I had the opportunity to watch David Fincher’s ‘Gone Girl’ starring Ben Affleck and Rosamund Pike. (Full disclosure: I did initially misspell the latter’s last name as ‘Puke’ and I had a good minute’s laugh at my instinctive humour. Or so I thought it to be.) David Fincher is a man who needs no introduction. He has multiple critically acclaimed works under his belt: Fight Club (arguably his best), The Social Network (His best in my opinion) and also directed the first few House Of Cards episodes and is now executive producer alongside Kevin Spacey himself (which is turning out to be quite the collaboration).

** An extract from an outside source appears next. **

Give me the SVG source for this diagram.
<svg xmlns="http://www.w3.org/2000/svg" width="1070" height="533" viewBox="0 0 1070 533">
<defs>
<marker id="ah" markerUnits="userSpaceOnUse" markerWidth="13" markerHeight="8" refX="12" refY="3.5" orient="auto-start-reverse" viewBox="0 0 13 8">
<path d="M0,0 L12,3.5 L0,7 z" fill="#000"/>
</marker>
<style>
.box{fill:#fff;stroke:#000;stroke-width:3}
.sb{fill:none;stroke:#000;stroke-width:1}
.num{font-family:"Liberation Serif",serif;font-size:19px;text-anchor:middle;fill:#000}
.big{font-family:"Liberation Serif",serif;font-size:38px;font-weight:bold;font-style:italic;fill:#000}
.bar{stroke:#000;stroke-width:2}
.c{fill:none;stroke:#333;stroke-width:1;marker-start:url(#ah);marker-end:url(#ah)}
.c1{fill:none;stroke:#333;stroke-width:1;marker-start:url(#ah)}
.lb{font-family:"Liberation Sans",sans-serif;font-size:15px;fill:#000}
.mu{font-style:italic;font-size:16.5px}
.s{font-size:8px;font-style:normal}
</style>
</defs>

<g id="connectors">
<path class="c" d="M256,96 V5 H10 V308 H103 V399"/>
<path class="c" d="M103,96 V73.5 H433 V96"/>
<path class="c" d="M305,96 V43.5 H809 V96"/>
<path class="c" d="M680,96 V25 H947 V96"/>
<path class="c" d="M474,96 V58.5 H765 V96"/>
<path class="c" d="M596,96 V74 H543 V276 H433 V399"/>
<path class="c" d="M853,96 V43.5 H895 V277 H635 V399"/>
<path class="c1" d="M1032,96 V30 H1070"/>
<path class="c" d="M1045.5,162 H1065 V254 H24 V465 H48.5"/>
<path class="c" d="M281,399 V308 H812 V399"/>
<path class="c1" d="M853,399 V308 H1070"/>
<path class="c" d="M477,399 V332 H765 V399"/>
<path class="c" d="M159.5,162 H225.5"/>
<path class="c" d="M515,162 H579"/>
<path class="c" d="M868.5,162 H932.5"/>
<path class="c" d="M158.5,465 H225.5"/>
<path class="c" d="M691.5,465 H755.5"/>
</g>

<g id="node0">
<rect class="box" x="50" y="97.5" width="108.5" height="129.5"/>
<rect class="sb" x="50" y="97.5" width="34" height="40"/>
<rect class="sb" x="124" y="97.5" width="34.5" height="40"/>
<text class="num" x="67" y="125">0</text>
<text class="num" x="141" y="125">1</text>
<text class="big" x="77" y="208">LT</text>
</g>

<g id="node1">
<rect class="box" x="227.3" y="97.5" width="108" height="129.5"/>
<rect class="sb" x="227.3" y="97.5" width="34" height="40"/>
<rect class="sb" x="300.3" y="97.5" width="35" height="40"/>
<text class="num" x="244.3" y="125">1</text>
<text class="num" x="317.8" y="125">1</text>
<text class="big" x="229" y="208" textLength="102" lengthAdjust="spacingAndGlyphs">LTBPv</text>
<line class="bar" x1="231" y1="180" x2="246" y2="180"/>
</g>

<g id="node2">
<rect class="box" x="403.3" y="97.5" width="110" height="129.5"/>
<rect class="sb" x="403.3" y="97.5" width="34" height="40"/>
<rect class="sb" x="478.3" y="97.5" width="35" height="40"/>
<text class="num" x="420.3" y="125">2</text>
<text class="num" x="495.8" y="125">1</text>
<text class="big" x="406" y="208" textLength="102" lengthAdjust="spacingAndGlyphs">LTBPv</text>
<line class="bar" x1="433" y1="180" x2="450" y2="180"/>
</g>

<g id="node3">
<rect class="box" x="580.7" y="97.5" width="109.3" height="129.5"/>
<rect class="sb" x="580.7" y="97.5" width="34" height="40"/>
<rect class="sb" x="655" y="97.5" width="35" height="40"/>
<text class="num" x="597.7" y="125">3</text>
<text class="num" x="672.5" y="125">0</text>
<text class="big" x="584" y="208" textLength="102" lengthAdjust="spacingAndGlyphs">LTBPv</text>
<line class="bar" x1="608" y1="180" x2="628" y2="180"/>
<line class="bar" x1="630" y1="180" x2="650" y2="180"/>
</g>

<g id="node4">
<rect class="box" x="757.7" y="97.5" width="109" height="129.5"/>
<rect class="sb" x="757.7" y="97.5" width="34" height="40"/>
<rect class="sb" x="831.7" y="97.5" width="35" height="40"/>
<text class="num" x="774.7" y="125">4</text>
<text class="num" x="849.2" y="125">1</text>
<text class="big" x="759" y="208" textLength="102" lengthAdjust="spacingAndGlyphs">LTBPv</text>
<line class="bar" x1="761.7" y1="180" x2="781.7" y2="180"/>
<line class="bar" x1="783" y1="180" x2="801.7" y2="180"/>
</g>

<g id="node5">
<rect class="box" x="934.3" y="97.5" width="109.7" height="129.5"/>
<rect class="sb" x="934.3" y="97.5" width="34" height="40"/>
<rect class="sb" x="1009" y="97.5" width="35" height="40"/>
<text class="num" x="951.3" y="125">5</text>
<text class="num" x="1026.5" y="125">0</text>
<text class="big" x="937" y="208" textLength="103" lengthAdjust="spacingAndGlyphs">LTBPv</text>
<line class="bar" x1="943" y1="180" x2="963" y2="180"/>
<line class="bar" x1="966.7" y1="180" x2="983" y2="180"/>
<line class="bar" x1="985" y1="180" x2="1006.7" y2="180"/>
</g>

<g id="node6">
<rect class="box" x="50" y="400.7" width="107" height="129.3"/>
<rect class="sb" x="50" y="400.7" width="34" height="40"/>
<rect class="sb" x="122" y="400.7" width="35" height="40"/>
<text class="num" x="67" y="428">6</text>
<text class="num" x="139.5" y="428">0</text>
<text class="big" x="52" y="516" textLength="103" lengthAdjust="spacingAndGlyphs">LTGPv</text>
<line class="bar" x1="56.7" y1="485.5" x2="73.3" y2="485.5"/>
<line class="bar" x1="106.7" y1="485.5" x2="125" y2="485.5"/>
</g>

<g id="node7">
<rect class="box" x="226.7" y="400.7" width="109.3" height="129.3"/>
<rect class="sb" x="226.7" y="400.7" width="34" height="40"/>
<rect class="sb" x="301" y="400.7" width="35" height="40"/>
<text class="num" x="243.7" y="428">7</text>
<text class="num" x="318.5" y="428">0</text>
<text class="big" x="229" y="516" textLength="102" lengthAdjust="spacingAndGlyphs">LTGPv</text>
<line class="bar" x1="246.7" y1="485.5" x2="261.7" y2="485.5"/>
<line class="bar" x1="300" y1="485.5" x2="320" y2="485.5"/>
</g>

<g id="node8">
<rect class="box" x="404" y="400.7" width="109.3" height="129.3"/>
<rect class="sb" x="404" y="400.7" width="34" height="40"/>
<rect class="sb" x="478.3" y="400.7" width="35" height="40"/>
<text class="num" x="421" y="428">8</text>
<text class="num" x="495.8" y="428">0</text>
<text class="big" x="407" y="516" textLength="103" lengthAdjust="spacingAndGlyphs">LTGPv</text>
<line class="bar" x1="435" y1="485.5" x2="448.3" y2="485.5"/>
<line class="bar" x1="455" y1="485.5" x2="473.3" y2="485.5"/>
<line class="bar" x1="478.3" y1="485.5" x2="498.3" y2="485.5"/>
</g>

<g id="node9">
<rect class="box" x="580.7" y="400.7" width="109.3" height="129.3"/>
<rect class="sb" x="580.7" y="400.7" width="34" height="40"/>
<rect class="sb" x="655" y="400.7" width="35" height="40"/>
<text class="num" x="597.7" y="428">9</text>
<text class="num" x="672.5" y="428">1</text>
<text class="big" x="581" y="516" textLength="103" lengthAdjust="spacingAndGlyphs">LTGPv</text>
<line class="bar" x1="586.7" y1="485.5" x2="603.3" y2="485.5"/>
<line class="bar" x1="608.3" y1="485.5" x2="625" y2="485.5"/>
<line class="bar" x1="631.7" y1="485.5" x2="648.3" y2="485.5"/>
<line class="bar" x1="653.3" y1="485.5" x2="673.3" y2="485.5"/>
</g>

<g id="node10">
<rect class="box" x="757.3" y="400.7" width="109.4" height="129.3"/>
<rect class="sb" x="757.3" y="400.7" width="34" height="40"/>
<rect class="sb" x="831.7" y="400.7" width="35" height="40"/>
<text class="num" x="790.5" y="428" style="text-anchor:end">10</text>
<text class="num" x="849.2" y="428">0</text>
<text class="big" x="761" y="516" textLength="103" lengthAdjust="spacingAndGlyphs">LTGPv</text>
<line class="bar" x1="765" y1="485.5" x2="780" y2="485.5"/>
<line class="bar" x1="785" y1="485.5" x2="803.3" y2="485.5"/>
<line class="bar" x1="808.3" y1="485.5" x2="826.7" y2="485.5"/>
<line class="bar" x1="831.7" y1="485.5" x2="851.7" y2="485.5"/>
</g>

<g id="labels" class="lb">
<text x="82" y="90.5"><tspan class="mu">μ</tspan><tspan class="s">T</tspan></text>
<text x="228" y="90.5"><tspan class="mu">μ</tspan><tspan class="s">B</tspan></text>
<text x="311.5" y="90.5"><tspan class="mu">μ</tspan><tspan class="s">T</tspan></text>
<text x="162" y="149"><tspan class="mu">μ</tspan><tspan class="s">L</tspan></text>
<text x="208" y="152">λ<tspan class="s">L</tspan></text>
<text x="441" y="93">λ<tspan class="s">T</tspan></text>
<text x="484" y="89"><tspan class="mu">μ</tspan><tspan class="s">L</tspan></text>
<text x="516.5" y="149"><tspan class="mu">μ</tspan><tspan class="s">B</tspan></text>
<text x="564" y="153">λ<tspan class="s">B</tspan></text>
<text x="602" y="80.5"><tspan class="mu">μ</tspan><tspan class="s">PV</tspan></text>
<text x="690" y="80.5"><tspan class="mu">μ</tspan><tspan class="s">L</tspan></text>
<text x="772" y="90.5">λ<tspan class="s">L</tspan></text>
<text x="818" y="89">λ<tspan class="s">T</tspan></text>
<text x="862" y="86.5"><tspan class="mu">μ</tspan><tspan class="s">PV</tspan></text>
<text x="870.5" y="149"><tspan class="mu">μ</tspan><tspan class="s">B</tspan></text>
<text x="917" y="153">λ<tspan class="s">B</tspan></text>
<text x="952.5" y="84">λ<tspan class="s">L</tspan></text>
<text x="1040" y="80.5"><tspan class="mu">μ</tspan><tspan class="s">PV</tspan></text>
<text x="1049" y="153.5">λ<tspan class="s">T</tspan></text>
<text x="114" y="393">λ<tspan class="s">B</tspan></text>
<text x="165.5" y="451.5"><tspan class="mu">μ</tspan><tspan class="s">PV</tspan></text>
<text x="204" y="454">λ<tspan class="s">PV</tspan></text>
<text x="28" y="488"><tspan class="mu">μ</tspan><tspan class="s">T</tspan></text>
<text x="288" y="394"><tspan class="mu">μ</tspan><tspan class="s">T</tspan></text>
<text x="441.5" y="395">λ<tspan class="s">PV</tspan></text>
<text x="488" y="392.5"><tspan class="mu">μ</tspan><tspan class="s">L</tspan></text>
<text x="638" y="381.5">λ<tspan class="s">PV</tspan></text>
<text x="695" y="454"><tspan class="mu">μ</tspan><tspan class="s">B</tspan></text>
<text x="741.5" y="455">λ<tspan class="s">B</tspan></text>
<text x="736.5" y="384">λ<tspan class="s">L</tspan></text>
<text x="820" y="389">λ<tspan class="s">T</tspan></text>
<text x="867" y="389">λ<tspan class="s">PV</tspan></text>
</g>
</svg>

It is a very direct and straightforward movie and very well helmed by Mr. Fincher. What it essentially is is a critique of the manipulation of public perception and the effects of the latter on seemingly normal lives. In the duration of the film I saw a few bits of Fincher’s good old quick edits between shots of characters in dialogue with each other (i.e. The Social Network’s THING), but other than that he did not recycle many more of the methods he employed in The Social Network. Gone Girl is strikingly more plot driven than character driven – it may not seem so given the fact that the plot revolves around the characters so much, but the way the movie tells its story makes us as an audience follow the sequence of events closely. Really nice screenplay on this film, and the intercutting between different times and moments of different characters as is Fincher’s mastery, is magnificent to behold.

See you tomorrow! Back to school tomorrow!